Now, I'm all for supporting local merchants (which is not easy to do in this town, unless you're really into banks, assy-tasting food and lingerie/dance tog boutiques). But the crew at Jersey Giant Subs is completely fucking bonkers. First off, they only have one size for their subs -- ELEPHANTINE. It's basically like eating a leg. A dry, dry leg. And B, they slather about half a bottle each of mayo and mustard all over this dry, dry leg so that the slimy, snot-dipped meat slices that they flop on there go shootin' out the sides with every bite.
And to top it off, it's not very... it's... it's not good.
But I was hungry, in the neighborhood and I obviously have some sort of vendetta against my colon, so I stopped in and ordered the turkey breast flavored dry, dry leg. I could barely lift the thing when the sub girl handed it to me. I had to carry it outta the place like a mover might carry a bookshelf down a staircase -- hoisted on my back with straps as I leaned forward at a 45 degree angle, gaining speed until I plowed headlong into the side of my car.
When I brought it home, the Old Lady saw it as it was being unsheathed and gasped, "Good God! What is THAT?!" I told her not to be afraid of it because it was simply a submarine sandwich... and because it can smell her fear. She was convinced I could never finish such a sub-bomination, as was I.

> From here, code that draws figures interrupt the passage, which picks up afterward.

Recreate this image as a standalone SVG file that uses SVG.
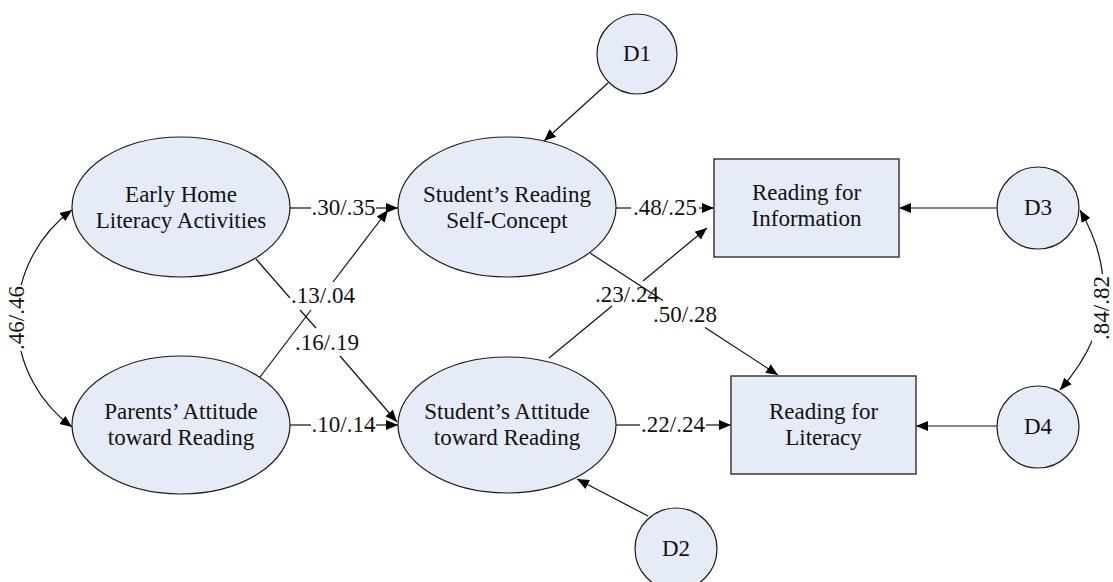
<svg xmlns="http://www.w3.org/2000/svg" width="1113" height="582" viewBox="0 0 1113 582">
<style>
.node{fill:#E6ECF7;stroke:#1a1a1a;stroke-width:1.2}
.box{fill:#E6ECF7;stroke:#3a3a3a;stroke-width:1.5}
.t{font-family:"Liberation Serif","Times New Roman",serif;font-size:23px;fill:#111;text-anchor:middle}
.ln{fill:none;stroke:#111;stroke-width:1.2}
.bg{fill:#fff}
</style>
<defs>
<marker id="ah" markerUnits="userSpaceOnUse" markerWidth="14" markerHeight="12" refX="12" refY="5" orient="auto-start-reverse" viewBox="0 0 14 10">
<path d="M0,0 L12,5 L0,10 z" fill="#000"/>
</marker>
</defs>
<rect width="1113" height="582" fill="#fff"/>
<g id="connectors">
<path class="ln" d="M290,208 H311"/>
<path class="ln" d="M376,208 H398" marker-end="url(#ah)"/>
<text class="t" x="343.5" y="215">.30/.35</text>
<path class="ln" d="M290,425 H311"/>
<path class="ln" d="M376,425 H398" marker-end="url(#ah)"/>
<text class="t" x="343.5" y="432">.10/.14</text>
<path class="ln" d="M616,208 H631"/>
<path class="ln" d="M699,208 H714" marker-end="url(#ah)"/>
<text class="t" x="665" y="215">.48/.25</text>
<path class="ln" d="M616,425 H640"/>
<path class="ln" d="M706,425 H731" marker-end="url(#ah)"/>
<text class="t" x="673" y="432">.22/.24</text>
<path class="ln" d="M997,208 H899" marker-end="url(#ah)"/>
<path class="ln" d="M997,426 H916" marker-end="url(#ah)"/>
<path class="ln" d="M608,83 L544,141" marker-end="url(#ah)"/>
<path class="ln" d="M648,516 L577,479" marker-end="url(#ah)"/>
<path class="ln" d="M256,259 L290,298"/>
<path class="ln" d="M300,310 L316,328"/>
<path class="ln" d="M340,356 L397,422" marker-end="url(#ah)"/>
<path class="ln" d="M260,377 L311,310"/>
<path class="ln" d="M333,282 L388,210" marker-end="url(#ah)"/>
<text class="t" x="323" y="303">.13/.04</text>
<text class="t" x="327" y="350">.16/.19</text>
<path class="ln" d="M549,358 L612,306"/>
<path class="ln" d="M643,281 L707,228" marker-end="url(#ah)"/>
<text class="t" x="627" y="302">.23/.24</text>
<path class="ln" d="M590,253 L663,300.4"/>
<path class="ln" d="M705,327.6 L778,375" marker-end="url(#ah)"/>
<text class="t" x="685" y="322">.50/.28</text>
<path class="ln" d="M72,210 A134.5,134.5 0 0 0 72,427" marker-start="url(#ah)" marker-end="url(#ah)"/>
<rect class="bg" x="7" y="285" width="21" height="66"/>
<text class="t" transform="translate(17,318) rotate(-90)" x="0" y="7">.46/.46</text>
<path class="ln" d="M1080,210 Q1135,305 1060,390" marker-start="url(#ah)" marker-end="url(#ah)"/>
<rect class="bg" x="1092" y="274" width="21" height="68"/>
<text class="t" transform="translate(1102,308) rotate(-90)" x="0" y="7">.84/.82</text>
</g>
<g id="n-early-home">
<ellipse class="node" cx="181" cy="207" rx="109" ry="70"/>
<text class="t" x="181" y="202">Early Home</text>
<text class="t" x="181" y="228">Literacy Activities</text>
</g>
<g id="n-parents">
<ellipse class="node" cx="181" cy="425" rx="109" ry="69"/>
<text class="t" x="181" y="419">Parents’ Attitude</text>
<text class="t" x="181" y="445">toward Reading</text>
</g>
<g id="n-self-concept">
<ellipse class="node" cx="507" cy="207" rx="109" ry="70"/>
<text class="t" x="507" y="202">Student’s Reading</text>
<text class="t" x="507" y="228">Self-Concept</text>
</g>
<g id="n-student-attitude">
<ellipse class="node" cx="507" cy="425" rx="109" ry="68"/>
<text class="t" x="507" y="419">Student’s Attitude</text>
<text class="t" x="507" y="445">toward Reading</text>
</g>
<g id="n-info">
<rect class="box" x="714" y="159" width="185" height="98"/>
<text class="t" x="806.5" y="200">Reading for</text>
<text class="t" x="806.5" y="226">Information</text>
</g>
<g id="n-literacy">
<rect class="box" x="731" y="376" width="185" height="98"/>
<text class="t" x="823.5" y="419">Reading for</text>
<text class="t" x="823.5" y="445">Literacy</text>
</g>
<g id="n-d1">
<circle class="node" cx="637" cy="54" r="40"/>
<text class="t" x="637" y="61">D1</text>
</g>
<g id="n-d2">
<circle class="node" cx="676" cy="549" r="41"/>
<text class="t" x="676" y="556">D2</text>
</g>
<g id="n-d3">
<circle class="node" cx="1038" cy="208" r="41"/>
<text class="t" x="1038" y="215">D3</text>
</g>
<g id="n-d4">
<circle class="node" cx="1038" cy="427" r="41"/>
<text class="t" x="1038" y="434">D4</text>
</g>
</svg>
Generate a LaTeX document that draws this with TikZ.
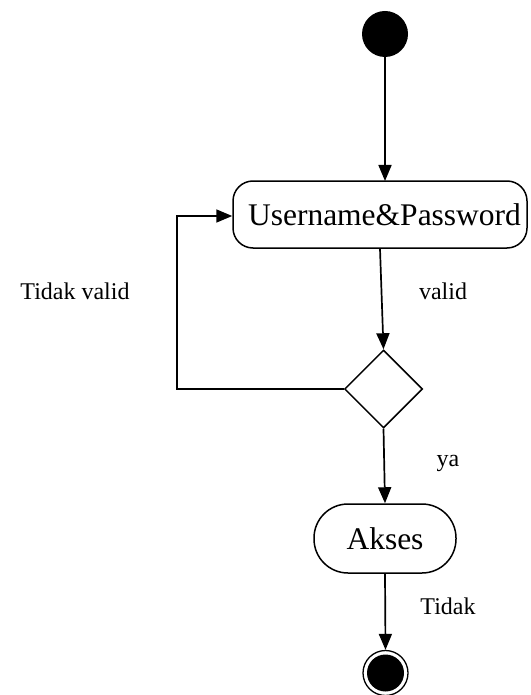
\documentclass[tikz,border=0pt]{standalone}
\usepackage{fontspec}
\setmainfont{Liberation Serif}
\usetikzlibrary{shapes.geometric,arrows.meta}
\begin{document}
\begin{tikzpicture}[x=1pt,y=-1pt,
  flow/.style={line width=1.7pt,-{Triangle[length=16pt,width=13pt]}},
  actbox/.style={draw,line width=1.5pt,rounded corners=20pt,inner sep=0pt,
    font=\fontsize{31.5}{36}\selectfont},
  lbl/.style={font=\fontsize{24}{28}\selectfont,inner sep=0pt}]
\useasboundingbox (0,0) rectangle (530,695);
% start and end points
\node (start) [circle,fill=black,minimum size=46pt,inner sep=0pt] at (385,34) {};
\node (stop) [circle,draw,line width=1.3pt,minimum size=45pt,inner sep=0pt] at (385.5,673) {};
\fill (stop.center) circle (18.5pt);
% actions
\node (login) [actbox,minimum width=294pt,minimum height=67pt] at (380,214.5) {};
\node at (384.5,214.5) [font=\fontsize{31.5}{36}\selectfont] {Username\&Password};
\node (akses) [actbox,rounded corners=34pt,minimum width=142pt,minimum height=69pt] at (385,538.5) {Akses};
% decision
\node (dec) [diamond,draw,line width=1.5pt,minimum width=78pt,minimum height=78pt,inner sep=0pt] at (383.5,389) {};
% connectors
\draw[flow] (start) -- (385,181);
\draw[flow] (login.south) -- (dec.north);
\draw[flow] (dec.west) -- (177,389) -- (177,216) -- (login.west |- 0,216);
\draw[flow] (dec.south) -- (akses.north);
\draw[flow] (akses.south) -- (stop.north);
% guard labels
\node[lbl] (lvalid) at (443,291) {valid};
\node[lbl] (linvalid) at (75,291) {Tidak valid};
\node[lbl] (lya) at (448,463) {ya};
\node[lbl] (ltidak) at (448,606) {Tidak};
\end{tikzpicture}
\end{document}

Oh, how I wish she and that earlier, more innocent, less loaf-laden me had been right. I literally cannot fathom how that beastly bread torpedo fit inside my digestive system. It's akin to stuffing a water buffalo into an elbow macaroni. And it smells basically the same.
Anywhich, just to give you a feel for the sheer size of this beast, I did manage to snap a shot of the meaty monstrosity before it entered me.
Now if you'll excuse me, I've gotta go spread the tarps out in the tub so I can get me some sleep.
3 comments:
"sub-bomination"
YES! I am calling the good people at Websters now!
Thanks for putting THAT song in my head!
I love the photo. We had a local Pakistani place that I loved and kept going to despite my body's obvious rejection of its meals as food. After the 3rd or 4th....episode...even my husband stopped having pity for me. The city finally shut it down and freed me from its Sirens call.